Many project promoters, who may be cities, individuals, or businesses, need assistance to take their energy efficiency projects from idea to implementation. The Commission aims to guide projects through the financing process and to encourage the development of regional or local one-stop-shops covering the whole customer journey, and has set up Project Development Assistance (PDA) facilities to help promoters:

  • ELENA, managed by the EIB, supports private and public promoters to develop and launch large-scale bankable sustainable energy investments (above €30 million), including in sustainable transport. ELENA covers up to 90% of project development costs.
  • PDA H2020, which helps public and private promoters develop model sustainable energy projects, focusing on small and medium-sized energy investments of at least €7.5 million and up to €50 million, covering up to 100% of eligible project development costs.

Changing the risk perception of financiers and investors

There is growing evidence that the risks associated with energy efficiency investments are lower than the level perceived by the market and that the associated probability of default is lower than other types of investment.

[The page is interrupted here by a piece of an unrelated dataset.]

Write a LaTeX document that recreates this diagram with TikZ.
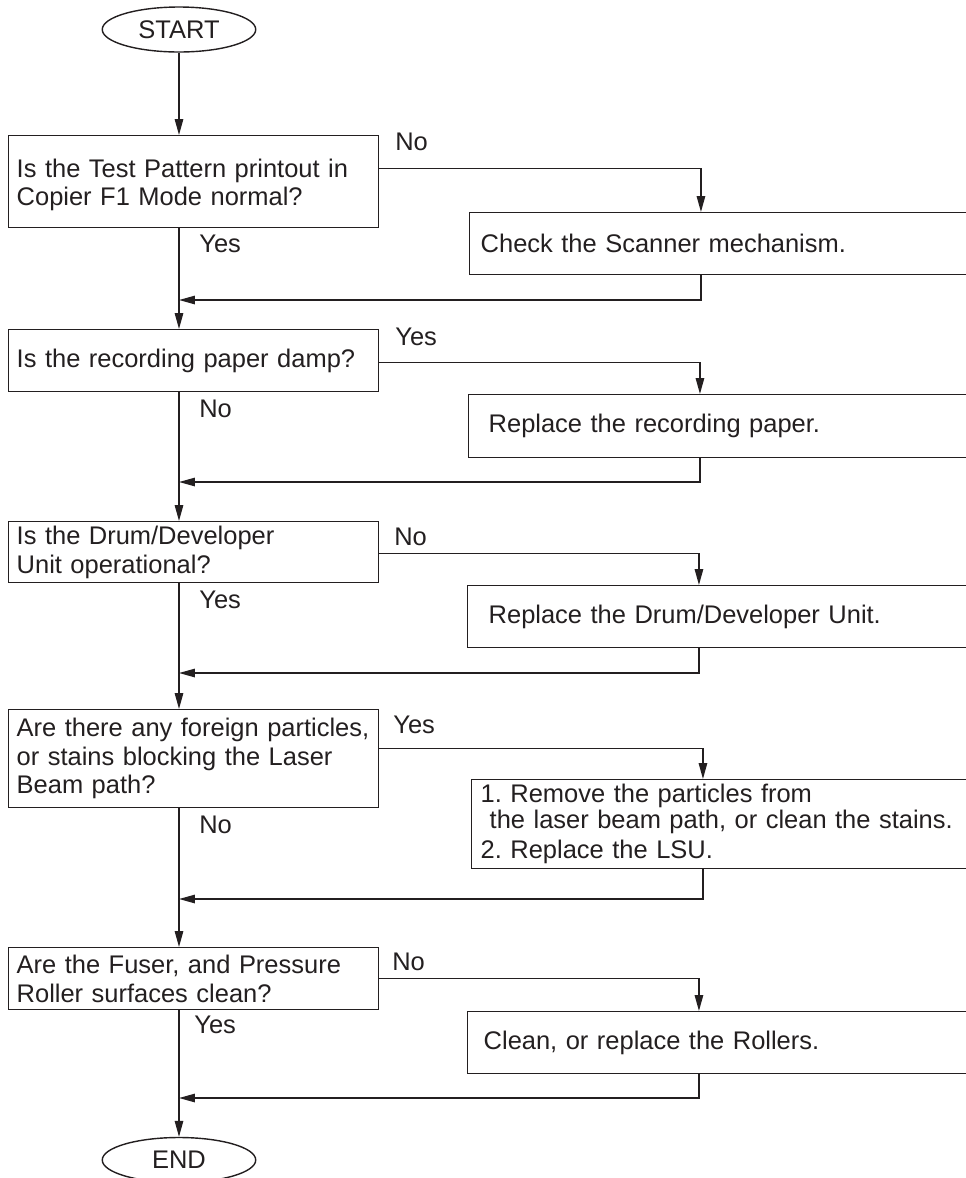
\documentclass[tikz,border=0pt]{standalone}
\usepackage{fontspec}
\setmainfont{Liberation Sans}
\usetikzlibrary{positioning, arrows.meta, shapes.geometric}
\definecolor{lineColor}{RGB}{35,31,32}
\tikzstyle{chart} = [x = 0.02cm, y = -0.02cm, every node/.style={text=lineColor}]
\tikzstyle{lineStyle} = [color=lineColor, line width=0.8pt]
\tikzstyle{arrowStyle} = [lineStyle, -{Triangle[length=0.32cm, width=0.17cm]}]
\tikzstyle{terminalStyle} = [draw=lineColor, line width=0.8pt, ellipse, minimum width=3.07cm, minimum height=0.9cm, inner sep=0pt, font=\fontsize{14.5}{16}\selectfont]
\tikzstyle{questionStyle} = [draw=lineColor, line width=0.8pt, anchor=north west, text width=7.08cm, inner xsep=0.16cm, inner ysep=0pt, align=left, font=\fontsize{14.5}{16.2}\selectfont]
\tikzstyle{actionStyle} = [draw=lineColor, line width=0.8pt, anchor=north west, text width=10cm, inner ysep=0pt, align=left, font=\fontsize{14.5}{16.2}\selectfont]
\tikzstyle{answerText} = [anchor=base west, inner sep=0pt, font=\fontsize{14.5}{16}\selectfont]
\newcommand{\mainX}{179}
\newcommand{\dropShift}{4.64cm}
% #1 question, #2 action, #3 merge point, #4 exit height on the question box
\newcommand{\sideBranch}[4]{
  \draw [arrowStyle] ([yshift=#4]#1.east) -| ([xshift=\dropShift]#2.north west);
  \draw [arrowStyle] ([xshift=\dropShift]#2.south west) |- (#3);
}
\begin{document}
\begin{tikzpicture}[chart]
  \useasboundingbox (0,0) rectangle (965,1178);

  \node [terminalStyle] (start) at (\mainX, 29.5) {START};

  \node [questionStyle, minimum height=1.84cm] (q1) at (8, 135) {\rule{0pt}{14pt}Is the Test Pattern printout in\\Copier F1 Mode normal?};
  \node [questionStyle, minimum height=1.24cm] (q2) at (8, 329) {Is the recording paper damp?};
  \node [questionStyle, minimum height=1.22cm] (q3) at (8, 521) {Is the Drum/Developer\\Unit operational?};
  \node [questionStyle, minimum height=1.96cm] (q4) at (8, 709) {Are there any foreign particles,\\or stains blocking the Laser\\Beam path?};
  \node [questionStyle, minimum height=1.24cm] (q5) at (8, 947) {Are the Fuser, and Pressure\\Roller surfaces clean?};

  \node [actionStyle, inner xsep=0.22cm, minimum height=1.24cm] (a1) at (469, 212) {Check the Scanner mechanism.};
  \node [actionStyle, inner xsep=0.4cm, minimum height=1.26cm] (a2) at (468, 394) {Replace the recording paper.};
  \node [actionStyle, inner xsep=0.42cm, minimum height=1.24cm] (a3) at (467, 585) {Replace the Drum/Developer Unit.};
  \node [actionStyle, inner xsep=0.18cm, minimum height=1.78cm, font=\fontsize{14.5}{13.5}\selectfont] (a4) at (471, 779) {1.~Remove the particles from\\\hspace*{0.18cm}the laser beam path, or clean the stains.\\[3pt]2.~Replace the LSU.};
  \node [actionStyle, inner xsep=0.32cm, minimum height=1.24cm] (a5) at (467, 1011) {Clean, or replace the Rollers.};

  \node [terminalStyle] (end) at (\mainX, 1160) {END};

  % answers
  \node [answerText] (no1) at (395, 150) {No};
  \node [answerText] (yes1) at (199, 252) {Yes};
  \node [answerText] (yes2) at (395, 345) {Yes};
  \node [answerText] (no2) at (199, 417) {No};
  \node [answerText] (no3) at (394, 545) {No};
  \node [answerText] (yes3) at (199, 608) {Yes};
  \node [answerText] (yes4) at (393, 733) {Yes};
  \node [answerText] (no4) at (199, 833) {No};
  \node [answerText] (no5) at (392, 970) {No};
  \node [answerText] (yes5) at (194, 1033) {Yes};

  % merge points on the main line
  \coordinate (m1) at (\mainX, 300);
  \coordinate (m2) at (\mainX, 482);
  \coordinate (m3) at (\mainX, 673);
  \coordinate (m4) at (\mainX, 899);
  \coordinate (m5) at (\mainX, 1098);

  % main line
  \draw [arrowStyle] (start.south) -- (start.south |- q1.north);
  \draw [arrowStyle] (m1 |- q1.south) -- (m1 |- q2.north);
  \draw [arrowStyle] (m2 |- q2.south) -- (m2 |- q3.north);
  \draw [arrowStyle] (m3 |- q3.south) -- (m3 |- q4.north);
  \draw [arrowStyle] (m4 |- q4.south) -- (m4 |- q5.north);
  \draw [arrowStyle] (m5 |- q5.south) -- (end.north);

  % side branches
  \sideBranch{q1}{a1}{m1}{0.26cm}
  \sideBranch{q2}{a2}{m2}{-0.04cm}
  \sideBranch{q3}{a3}{m3}{-0.03cm}
  \sideBranch{q4}{a4}{m4}{0.2cm}
  \sideBranch{q5}{a5}{m5}{0cm}
\end{tikzpicture}
\end{document}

However, it is still difficult for banks and investors to assess the risks associated with energy efficiency investments. The Commission, in collaboration with the Energy Efficiency Financial Institutions Group (EEFIG), has developed two products that aim to inform financial institutions, investors and project promoters about the real benefits and risks of energy efficiency investments.

The De-risking Energy Efficiency Platform (DEEP) is a pan-EU open-source database containing detailed information and analysis of over 10,000 industrial and buildings-related energy efficiency projects. It builds performance track records and helps project developers, financiers, and investors better assess the risks and benefits of energy efficiency investments across Europe. The Commission encourages all market players to support this initiative by sharing available data and performance track records.

The Energy Efficiency Financial Institutions Group (EEFIG) Underwriting Toolkit, a guide to value and risk appraisal for energy efficiency financing, was launched in June 2017. It aims to help financial institutions scale up the deployment of capital into energy efficiency. It also helps promoters develop bankable projects, and can be used by public authorities to better assess energy efficiency projects that receive public funding.